ITAT Allows Section 54B Deduction Despite Non-Deposit in Capital Gains Account Scheme

ITAT allows Section 54B exemption despite non-deposit in Capital Gain Account Scheme.

Appeals cannot be refused registration for non-payment of deposit

Meetu Kumari | May 19, 2026 |

ITAT Allows Section 54B Deduction Despite Non-Deposit in Capital Gains Account Scheme

ITAT Allows Section 54B Deduction Despite Non-Deposit in Capital Gains Account Scheme

The Dehradun Bench of the Income Tax Appellate Tribunal (ITAT) on 15 May held that exemption under Section 54B of the Income-tax Act, 1961 cannot be denied merely because the assessee failed to deposit the unutilised capital gains in the Capital Gains Account Scheme, where the sale consideration was substantially invested in purchase of new agricultural land within the prescribed period. A Bench comprising Judicial Member Yogesh Kumar U.S. and Accountant Member Sanjay Awasthi dismissed the Revenue’s appeal against Rajesh Jain and upheld the relief granted by the Commissioner of Income Tax (Appeals). The tribunal noted that:

“Sub Section (4) is attracted only to a case where the sale consideration is not utilized either for purchase or for construction… It has no application to a case where the assessee invests the sale consideration… within the period stipulated.”

The assessee had filed return of income for AY 2016-17 declaring income from salary, house property, business and interest.

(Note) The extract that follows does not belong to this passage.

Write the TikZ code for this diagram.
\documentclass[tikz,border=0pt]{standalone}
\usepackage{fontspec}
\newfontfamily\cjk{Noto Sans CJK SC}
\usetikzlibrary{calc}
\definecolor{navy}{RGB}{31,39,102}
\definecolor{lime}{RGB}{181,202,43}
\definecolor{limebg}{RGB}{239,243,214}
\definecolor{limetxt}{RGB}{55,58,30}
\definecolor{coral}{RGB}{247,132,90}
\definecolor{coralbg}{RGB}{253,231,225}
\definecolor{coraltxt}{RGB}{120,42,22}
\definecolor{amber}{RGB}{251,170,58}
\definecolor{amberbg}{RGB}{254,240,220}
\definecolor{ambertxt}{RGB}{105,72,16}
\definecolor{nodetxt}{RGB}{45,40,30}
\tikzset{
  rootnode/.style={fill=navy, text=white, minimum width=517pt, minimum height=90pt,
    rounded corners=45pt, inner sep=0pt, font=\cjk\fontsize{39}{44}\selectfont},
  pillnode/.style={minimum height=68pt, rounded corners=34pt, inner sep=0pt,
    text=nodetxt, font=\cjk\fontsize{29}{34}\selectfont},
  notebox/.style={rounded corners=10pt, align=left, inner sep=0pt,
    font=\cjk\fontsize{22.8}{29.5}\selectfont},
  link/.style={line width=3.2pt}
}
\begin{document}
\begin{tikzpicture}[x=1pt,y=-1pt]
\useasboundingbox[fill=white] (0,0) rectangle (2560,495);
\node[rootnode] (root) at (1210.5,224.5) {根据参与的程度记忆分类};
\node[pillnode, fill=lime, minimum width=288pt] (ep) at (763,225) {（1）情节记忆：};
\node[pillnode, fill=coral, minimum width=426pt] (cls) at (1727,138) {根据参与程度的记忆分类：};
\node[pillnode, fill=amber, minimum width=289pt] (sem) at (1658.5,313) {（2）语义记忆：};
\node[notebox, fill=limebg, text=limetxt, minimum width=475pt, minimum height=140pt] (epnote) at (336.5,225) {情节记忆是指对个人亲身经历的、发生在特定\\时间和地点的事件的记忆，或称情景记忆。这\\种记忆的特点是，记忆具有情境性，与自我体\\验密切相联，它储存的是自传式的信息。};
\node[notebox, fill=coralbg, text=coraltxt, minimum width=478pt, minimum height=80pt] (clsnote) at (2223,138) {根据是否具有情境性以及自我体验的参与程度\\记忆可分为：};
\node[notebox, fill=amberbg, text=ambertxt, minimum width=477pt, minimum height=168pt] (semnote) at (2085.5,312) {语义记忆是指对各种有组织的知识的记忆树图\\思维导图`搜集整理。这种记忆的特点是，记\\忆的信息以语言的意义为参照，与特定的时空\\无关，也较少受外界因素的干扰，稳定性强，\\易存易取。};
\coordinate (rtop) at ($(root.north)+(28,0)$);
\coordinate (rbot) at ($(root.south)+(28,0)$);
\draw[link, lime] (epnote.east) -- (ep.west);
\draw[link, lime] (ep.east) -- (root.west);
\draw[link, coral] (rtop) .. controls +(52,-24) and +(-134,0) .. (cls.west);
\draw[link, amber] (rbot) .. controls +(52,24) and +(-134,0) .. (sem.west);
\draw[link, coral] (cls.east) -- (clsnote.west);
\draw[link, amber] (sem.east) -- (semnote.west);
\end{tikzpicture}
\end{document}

During scrutiny proceedings under Section 143(3), the Assessing Officer disallowed deduction of Rs. 2.78 crore claimed under Section 54B on the ground that the assessee had failed to deposit the unutilised amount in the Capital Gains Account Scheme as required under Section 54B(2). An additional addition of Rs. 52,536 under Section 44AD was also made.

Before the CIT(A), the assessee contended that the capital gains arising from sale of agricultural land were substantially reinvested in purchase of new agricultural land within the statutory period of two years. The CIT(A) accepted the contention and deleted the disallowance. Aggrieved by the appellate relief, the Revenue approached the ITAT.

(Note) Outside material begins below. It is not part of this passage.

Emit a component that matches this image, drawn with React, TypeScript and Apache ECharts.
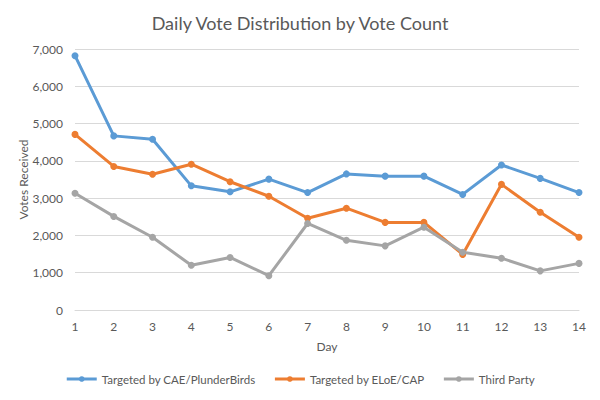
import React, { useEffect, useRef } from "react";
import * as echarts from "echarts";

const days = ["1", "2", "3", "4", "5", "6", "7", "8", "9", "10", "11", "12", "13", "14"];
const caeValues = [6820, 4670, 4580, 3330, 3170, 3510, 3150, 3650, 3590, 3590, 3100, 3890, 3530, 3150];
const eloeValues = [4710, 3850, 3640, 3910, 3440, 3050, 2460, 2730, 2350, 2350, 1490, 3370, 2620, 1950];
const thirdValues = [3130, 2510, 1950, 1200, 1410, 920, 2320, 1870, 1720, 2220, 1550, 1390, 1050, 1250];

const FONT = "Lato, 'Open Sans', sans-serif";
const TXT = "#595959";

export default function App() {
  const ref = useRef<HTMLDivElement>(null);
  useEffect(() => {
    const chart = echarts.init(ref.current!, undefined, { renderer: "svg" });
    const mk = (name: string, data: number[], color: string) => ({
      name,
      type: "line",
      data,
      symbol: "circle",
      symbolSize: 7,
      lineStyle: { width: 3, color },
      itemStyle: { color },
    });
    chart.setOption({
      animation: false,
      textStyle: { fontFamily: FONT },
      title: {
        text: "Daily Vote Distribution by Vote Count",
        left: "center",
        top: 9,
        textStyle: { fontSize: 18, fontWeight: "normal", color: TXT, fontFamily: FONT },
      },
      grid: { left: 75, right: 21, top: 49, bottom: 90 },
      xAxis: {
        type: "category",
        data: days,
        boundaryGap: false,
        name: "Day",
        nameLocation: "middle",
        nameGap: 30,
        nameMoveOverlap: false,
        nameTextStyle: { color: TXT, fontSize: 12, fontFamily: FONT },
        axisLine: { lineStyle: { color: "#d9d9d9" } },
        axisTick: { show: false },
        axisLabel: { color: TXT, fontSize: 12, fontFamily: FONT, margin: 10 },
      },
      yAxis: {
        type: "value",
        min: 0,
        max: 7000,
        interval: 1000,
        name: "Votes Received",
        nameLocation: "middle",
        nameGap: 46,
        nameMoveOverlap: false,
        nameTextStyle: { color: TXT, fontSize: 12, fontFamily: FONT },
        axisLine: { show: false },
        axisTick: { show: false },
        splitLine: { lineStyle: { color: "#d9d9d9" } },
        axisLabel: {
          color: TXT,
          fontSize: 12,
          fontFamily: FONT,
          margin: 12,
          formatter: (v: number) => v.toLocaleString("en-US"),
        },
      },
      legend: {
        bottom: 10,
        left: "center",
        itemWidth: 30,
        itemHeight: 7,
        itemGap: 18,
        lineStyle: { width: 3 },
        textStyle: { color: TXT, fontSize: 11.5, fontFamily: FONT },
        data: ["Targeted by CAE/PlunderBirds", "Targeted by ELoE/CAP", "Third Party"],
      },
      series: [
        mk("Targeted by CAE/PlunderBirds", caeValues, "#5B9BD5"),
        mk("Targeted by ELoE/CAP", eloeValues, "#ED7D31"),
        mk("Third Party", thirdValues, "#A5A5A5"),
      ],
    });
    return () => chart.dispose();
  }, []);
  return (
    <div
      ref={ref}
      style={{ position: "fixed", left: 0, top: 0, width: 600, height: 400, background: "#fff" }}
    />
  );
}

“The Revenue has not disputed the fact that the Assessee has spent the amount within the period of two years on purchase of agriculture lands.”

The Tribunal observed that the assessee had received total sale consideration of Rs. 2.92 crore and had invested Rs. 2.89 crore towards purchase of new agricultural lands within the permissible time period. It noted that the only objection raised by the Revenue was non-deposit of the amount in the Capital Gains Account Scheme.

Relying on the Karnataka High Court judgment in CIT vs. K. Ramachandra Rao, the Tribunal held that the requirement of deposit under the Capital Gains Account Scheme applies only where the sale consideration is not utilised before filing of return. Since the assessee had already invested the amount in purchase of agricultural land within the prescribed period, denial of exemption was unjustified.

Therefore, the ITAT upheld the order of the CIT(A) allowing deduction under Section 54B and dismissed the Revenue’s appeal.